Picture this. Your AI agent deploys code, scales infrastructure, and exports data at speeds no human could match. It is a dream until the moment it misfires. One unchecked API call or permission slip and your compliance report becomes an incident report. As AI-driven workflows expand across production systems, managing privileges and securing endpoints can feel like wrestling an octopus. Each new model or automation script brings fresh power, but also fresh risk.
That is where AI privilege management and AI endpoint security step in. They are the quiet disciplines that keep all this autonomy from tripping over governance policies. Yet the old model of static approval chains and bloated admin roles cannot handle how AI systems now work. Pipelines do not wait for ticket approvals, and copilots do not stop to ask if they should. You need controls that audit themselves, approvals that happen in context, and logs that regulators love.
Action-Level Approvals bring human judgment back into the loop without slowing anything down. When an AI agent tries to move production data, elevate privileges, or modify access control, the action does not just go through.

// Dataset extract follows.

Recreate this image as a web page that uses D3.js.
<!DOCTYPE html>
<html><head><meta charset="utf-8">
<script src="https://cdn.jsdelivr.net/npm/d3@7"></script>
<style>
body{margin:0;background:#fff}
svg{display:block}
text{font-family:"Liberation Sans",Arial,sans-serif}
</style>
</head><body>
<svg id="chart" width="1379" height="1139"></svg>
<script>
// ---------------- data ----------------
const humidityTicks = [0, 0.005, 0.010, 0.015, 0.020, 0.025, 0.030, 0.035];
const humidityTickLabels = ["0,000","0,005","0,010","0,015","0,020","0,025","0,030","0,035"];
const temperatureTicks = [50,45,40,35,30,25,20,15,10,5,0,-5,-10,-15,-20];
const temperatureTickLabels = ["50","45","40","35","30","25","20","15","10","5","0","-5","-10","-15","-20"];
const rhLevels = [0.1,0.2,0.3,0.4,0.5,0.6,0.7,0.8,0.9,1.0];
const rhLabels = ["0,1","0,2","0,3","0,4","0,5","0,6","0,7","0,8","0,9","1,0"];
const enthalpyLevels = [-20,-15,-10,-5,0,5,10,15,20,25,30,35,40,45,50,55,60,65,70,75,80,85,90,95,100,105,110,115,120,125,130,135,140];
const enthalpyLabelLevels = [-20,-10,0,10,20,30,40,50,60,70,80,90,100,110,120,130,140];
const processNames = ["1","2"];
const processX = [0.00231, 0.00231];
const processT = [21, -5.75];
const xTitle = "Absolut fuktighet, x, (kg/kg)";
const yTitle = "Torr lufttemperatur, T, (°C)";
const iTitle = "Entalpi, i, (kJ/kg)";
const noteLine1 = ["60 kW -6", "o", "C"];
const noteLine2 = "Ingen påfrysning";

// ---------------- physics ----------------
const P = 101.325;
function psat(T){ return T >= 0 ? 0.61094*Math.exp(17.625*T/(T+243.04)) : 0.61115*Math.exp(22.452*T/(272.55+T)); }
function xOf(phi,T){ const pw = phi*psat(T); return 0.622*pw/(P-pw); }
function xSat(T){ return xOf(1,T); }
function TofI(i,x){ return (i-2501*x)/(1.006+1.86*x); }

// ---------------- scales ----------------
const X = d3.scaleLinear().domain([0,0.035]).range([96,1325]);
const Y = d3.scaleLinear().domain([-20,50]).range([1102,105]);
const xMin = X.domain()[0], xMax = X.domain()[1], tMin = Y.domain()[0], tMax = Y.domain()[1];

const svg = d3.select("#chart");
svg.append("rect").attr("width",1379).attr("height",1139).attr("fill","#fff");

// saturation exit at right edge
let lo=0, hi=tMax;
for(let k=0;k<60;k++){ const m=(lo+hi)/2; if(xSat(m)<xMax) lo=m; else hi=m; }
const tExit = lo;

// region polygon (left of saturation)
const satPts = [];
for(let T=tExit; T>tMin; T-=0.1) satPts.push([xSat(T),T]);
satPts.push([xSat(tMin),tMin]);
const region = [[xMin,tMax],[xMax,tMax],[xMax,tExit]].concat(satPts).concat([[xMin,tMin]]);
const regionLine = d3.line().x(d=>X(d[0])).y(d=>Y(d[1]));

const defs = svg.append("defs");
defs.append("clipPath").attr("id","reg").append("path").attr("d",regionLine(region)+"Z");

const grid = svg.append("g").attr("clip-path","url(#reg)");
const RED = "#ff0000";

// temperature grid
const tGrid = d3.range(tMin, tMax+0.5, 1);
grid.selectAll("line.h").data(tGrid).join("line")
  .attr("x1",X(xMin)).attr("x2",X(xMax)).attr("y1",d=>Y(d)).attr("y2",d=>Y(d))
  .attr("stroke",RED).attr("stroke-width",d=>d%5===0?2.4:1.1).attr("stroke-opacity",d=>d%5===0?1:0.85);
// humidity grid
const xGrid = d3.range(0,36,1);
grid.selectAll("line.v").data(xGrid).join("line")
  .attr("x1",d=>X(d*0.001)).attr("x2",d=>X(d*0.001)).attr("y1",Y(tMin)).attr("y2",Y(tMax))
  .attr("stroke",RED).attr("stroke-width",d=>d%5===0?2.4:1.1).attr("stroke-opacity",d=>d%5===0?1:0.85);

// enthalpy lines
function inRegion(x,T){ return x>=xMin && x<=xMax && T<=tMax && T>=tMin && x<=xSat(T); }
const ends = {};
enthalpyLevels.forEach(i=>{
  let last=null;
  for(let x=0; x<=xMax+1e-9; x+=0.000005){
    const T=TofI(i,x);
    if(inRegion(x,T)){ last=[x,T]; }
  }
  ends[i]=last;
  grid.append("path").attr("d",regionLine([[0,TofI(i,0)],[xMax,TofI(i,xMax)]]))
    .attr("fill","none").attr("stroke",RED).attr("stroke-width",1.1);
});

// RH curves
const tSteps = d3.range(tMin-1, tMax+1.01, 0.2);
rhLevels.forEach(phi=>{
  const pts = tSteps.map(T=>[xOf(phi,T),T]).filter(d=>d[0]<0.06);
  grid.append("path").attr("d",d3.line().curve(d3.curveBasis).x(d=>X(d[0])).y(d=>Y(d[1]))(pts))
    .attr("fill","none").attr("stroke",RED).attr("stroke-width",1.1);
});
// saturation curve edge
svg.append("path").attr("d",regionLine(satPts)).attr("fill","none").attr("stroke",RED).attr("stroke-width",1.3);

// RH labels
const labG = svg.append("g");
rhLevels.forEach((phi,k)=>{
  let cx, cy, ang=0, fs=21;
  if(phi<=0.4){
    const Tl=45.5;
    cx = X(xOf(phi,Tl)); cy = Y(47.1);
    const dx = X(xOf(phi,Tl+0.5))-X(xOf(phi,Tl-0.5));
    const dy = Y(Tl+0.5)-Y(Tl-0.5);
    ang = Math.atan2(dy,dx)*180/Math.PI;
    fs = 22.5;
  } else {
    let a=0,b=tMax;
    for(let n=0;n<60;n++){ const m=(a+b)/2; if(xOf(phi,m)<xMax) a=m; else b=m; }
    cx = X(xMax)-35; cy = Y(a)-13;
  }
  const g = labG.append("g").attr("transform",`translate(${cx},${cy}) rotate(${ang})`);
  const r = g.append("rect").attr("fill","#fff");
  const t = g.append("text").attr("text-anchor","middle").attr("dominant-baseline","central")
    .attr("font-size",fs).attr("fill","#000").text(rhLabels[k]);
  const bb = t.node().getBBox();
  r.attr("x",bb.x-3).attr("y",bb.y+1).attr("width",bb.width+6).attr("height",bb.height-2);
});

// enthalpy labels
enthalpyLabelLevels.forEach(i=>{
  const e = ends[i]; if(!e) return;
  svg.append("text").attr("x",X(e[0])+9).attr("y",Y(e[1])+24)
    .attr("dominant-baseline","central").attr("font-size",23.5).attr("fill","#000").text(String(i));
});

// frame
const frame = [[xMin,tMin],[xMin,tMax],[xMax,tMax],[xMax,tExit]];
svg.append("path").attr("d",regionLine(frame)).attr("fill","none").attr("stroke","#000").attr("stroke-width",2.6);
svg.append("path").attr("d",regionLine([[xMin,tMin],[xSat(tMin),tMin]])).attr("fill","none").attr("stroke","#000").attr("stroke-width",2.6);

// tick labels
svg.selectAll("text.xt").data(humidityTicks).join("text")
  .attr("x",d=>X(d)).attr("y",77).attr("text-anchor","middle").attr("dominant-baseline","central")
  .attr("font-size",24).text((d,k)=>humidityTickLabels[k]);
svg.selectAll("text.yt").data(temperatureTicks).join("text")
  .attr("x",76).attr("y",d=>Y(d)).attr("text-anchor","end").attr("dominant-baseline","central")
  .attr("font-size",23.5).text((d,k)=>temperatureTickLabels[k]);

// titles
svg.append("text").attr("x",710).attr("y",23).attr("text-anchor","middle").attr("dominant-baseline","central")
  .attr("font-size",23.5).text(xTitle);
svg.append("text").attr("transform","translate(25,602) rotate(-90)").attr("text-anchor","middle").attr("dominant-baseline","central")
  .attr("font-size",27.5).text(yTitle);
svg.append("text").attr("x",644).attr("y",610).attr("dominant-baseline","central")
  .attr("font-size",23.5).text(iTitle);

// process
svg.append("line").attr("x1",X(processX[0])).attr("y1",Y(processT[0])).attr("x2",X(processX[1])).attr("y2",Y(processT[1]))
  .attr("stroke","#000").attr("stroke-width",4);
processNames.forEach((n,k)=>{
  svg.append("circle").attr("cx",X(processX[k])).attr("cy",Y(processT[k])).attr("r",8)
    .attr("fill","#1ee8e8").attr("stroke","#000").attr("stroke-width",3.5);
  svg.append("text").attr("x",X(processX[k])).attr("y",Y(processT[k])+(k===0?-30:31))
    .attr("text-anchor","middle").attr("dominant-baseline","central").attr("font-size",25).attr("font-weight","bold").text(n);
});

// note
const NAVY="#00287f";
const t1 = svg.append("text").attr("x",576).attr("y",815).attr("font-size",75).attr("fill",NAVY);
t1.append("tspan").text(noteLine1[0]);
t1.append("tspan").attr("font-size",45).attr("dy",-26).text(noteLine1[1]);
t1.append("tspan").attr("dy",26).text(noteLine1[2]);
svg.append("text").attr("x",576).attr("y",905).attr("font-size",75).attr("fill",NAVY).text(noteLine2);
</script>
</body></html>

Instead, it triggers a contextual review right where work happens, like in Slack, Microsoft Teams, or over API. The approving engineer sees exactly what command is being run, by which system, under what conditions. With one click they can approve, reject, or require more data, and every step becomes part of an immutable audit trail.
This flips the old privilege model on its head. Instead of preapproved, always-on access, each sensitive operation earns explicit, situational consent. There is no self-approval loophole, no forgotten admin token living forever in a CI pipeline. Each AI entity acts under least privilege, with its power scoped to what has been intentionally permitted in real time.
Under the hood, permissions flow differently once Action-Level Approvals are live. Policies travel with data and actions, not with people or machines. These approvals reduce the scope of standing privilege, so even autonomous systems stay compliant with SOC 2, ISO 27001, and other governance frameworks. They also make audits laughably easy since every decision is recorded and attributed.